§ Data provided

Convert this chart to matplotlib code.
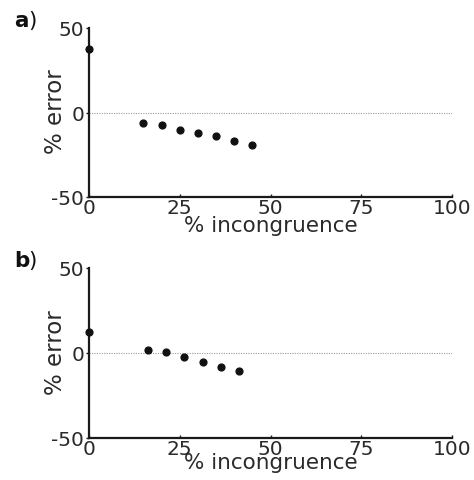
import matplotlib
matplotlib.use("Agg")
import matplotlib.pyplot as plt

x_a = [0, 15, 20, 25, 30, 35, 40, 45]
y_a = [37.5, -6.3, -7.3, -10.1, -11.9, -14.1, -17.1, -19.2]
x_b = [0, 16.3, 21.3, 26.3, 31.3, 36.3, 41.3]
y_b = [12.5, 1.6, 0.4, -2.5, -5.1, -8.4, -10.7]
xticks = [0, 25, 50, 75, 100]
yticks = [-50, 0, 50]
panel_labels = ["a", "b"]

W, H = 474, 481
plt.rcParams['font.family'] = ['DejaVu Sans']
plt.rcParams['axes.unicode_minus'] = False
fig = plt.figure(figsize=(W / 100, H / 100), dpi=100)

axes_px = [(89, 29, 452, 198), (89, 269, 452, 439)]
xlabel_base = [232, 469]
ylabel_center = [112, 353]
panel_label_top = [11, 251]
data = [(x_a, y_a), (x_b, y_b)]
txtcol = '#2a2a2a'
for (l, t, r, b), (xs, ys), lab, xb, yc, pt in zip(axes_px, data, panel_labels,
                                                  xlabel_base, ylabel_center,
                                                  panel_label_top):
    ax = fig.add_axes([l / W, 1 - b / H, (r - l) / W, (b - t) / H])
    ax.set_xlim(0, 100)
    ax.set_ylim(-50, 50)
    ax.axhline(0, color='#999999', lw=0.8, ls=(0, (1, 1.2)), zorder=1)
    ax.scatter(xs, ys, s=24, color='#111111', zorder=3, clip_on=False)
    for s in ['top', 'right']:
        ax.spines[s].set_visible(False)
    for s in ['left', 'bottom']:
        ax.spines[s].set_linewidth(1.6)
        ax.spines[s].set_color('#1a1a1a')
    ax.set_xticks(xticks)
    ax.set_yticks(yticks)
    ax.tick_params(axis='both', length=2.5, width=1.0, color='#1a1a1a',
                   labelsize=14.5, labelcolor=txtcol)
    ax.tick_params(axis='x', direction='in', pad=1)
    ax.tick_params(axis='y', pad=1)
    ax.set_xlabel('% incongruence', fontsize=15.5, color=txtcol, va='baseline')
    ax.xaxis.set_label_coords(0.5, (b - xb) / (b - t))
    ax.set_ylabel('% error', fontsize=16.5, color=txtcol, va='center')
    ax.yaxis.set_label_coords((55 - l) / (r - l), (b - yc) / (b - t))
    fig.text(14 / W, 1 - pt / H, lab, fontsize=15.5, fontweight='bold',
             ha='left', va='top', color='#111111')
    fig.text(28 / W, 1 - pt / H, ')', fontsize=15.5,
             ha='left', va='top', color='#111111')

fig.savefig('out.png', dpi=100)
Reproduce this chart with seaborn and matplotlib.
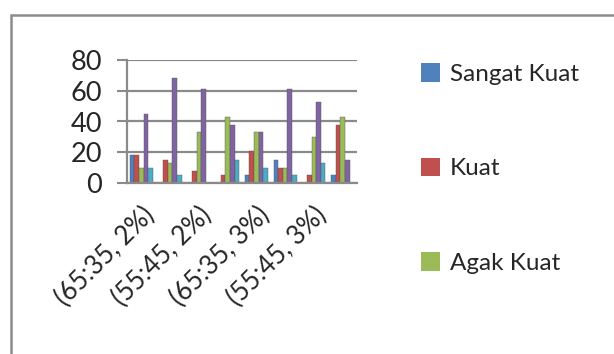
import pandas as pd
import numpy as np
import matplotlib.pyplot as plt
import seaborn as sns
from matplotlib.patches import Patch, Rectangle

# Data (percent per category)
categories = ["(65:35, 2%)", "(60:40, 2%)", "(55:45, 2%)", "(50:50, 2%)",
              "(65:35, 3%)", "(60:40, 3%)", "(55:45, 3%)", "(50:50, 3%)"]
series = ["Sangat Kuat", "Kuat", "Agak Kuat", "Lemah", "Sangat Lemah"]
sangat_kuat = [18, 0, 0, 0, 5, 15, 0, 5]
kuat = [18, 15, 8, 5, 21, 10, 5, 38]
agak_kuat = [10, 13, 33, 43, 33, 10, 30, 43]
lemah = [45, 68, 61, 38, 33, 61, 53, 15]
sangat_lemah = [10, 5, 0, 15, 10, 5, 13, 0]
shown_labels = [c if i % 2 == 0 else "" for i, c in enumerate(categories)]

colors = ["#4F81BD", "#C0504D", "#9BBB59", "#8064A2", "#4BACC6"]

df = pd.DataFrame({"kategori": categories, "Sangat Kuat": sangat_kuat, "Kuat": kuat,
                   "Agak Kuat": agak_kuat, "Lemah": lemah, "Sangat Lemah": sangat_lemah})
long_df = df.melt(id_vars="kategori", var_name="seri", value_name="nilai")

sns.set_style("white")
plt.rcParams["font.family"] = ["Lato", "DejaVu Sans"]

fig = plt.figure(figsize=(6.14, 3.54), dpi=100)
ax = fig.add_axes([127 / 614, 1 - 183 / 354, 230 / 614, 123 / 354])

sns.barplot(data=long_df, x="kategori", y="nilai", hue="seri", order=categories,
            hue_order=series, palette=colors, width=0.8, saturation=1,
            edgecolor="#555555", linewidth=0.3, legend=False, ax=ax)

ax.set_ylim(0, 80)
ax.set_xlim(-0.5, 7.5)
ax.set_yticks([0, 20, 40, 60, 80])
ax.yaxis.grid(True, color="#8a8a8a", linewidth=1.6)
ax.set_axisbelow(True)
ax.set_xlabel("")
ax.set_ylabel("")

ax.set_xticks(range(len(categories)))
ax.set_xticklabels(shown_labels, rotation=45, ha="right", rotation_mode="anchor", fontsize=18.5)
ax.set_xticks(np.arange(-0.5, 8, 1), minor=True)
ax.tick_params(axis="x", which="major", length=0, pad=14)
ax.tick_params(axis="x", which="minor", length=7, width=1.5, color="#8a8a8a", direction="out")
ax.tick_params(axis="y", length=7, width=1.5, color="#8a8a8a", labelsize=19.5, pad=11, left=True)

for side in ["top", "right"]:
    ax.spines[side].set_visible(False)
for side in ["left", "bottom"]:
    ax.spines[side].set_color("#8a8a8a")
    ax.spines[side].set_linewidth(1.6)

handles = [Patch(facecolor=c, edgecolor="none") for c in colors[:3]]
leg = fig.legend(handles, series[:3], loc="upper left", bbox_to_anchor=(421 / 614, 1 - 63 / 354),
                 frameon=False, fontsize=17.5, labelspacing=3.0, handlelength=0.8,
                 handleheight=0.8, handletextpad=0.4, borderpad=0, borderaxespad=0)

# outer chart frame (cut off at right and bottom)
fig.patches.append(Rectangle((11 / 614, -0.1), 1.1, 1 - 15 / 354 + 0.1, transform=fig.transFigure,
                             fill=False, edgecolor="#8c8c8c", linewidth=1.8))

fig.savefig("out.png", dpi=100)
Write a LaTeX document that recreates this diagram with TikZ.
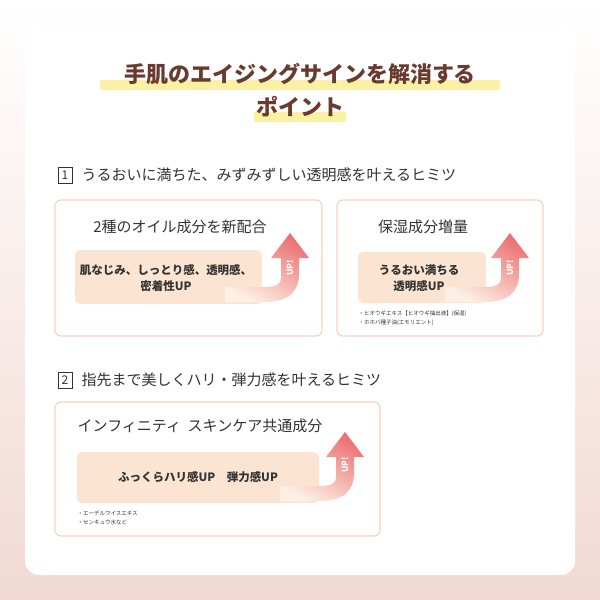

§ Task directions
Write out again, exactly, the lines from the start of the listing up to the line containing "fig = plt.figure(figsize=(W", with both ends and without pictures.

§ Problem solution
Convert this chart to matplotlib code.
import matplotlib
matplotlib.use("Agg")
import matplotlib.pyplot as plt

x_a = [0, 15, 20, 25, 30, 35, 40, 45]
y_a = [37.5, -6.3, -7.3, -10.1, -11.9, -14.1, -17.1, -19.2]
x_b = [0, 16.3, 21.3, 26.3, 31.3, 36.3, 41.3]
y_b = [12.5, 1.6, 0.4, -2.5, -5.1, -8.4, -10.7]
xticks = [0, 25, 50, 75, 100]
yticks = [-50, 0, 50]
panel_labels = ["a", "b"]

W, H = 474, 481
plt.rcParams['font.family'] = ['DejaVu Sans']
plt.rcParams['axes.unicode_minus'] = False
fig = plt.figure(figsize=(W / 100, H / 100), dpi=100)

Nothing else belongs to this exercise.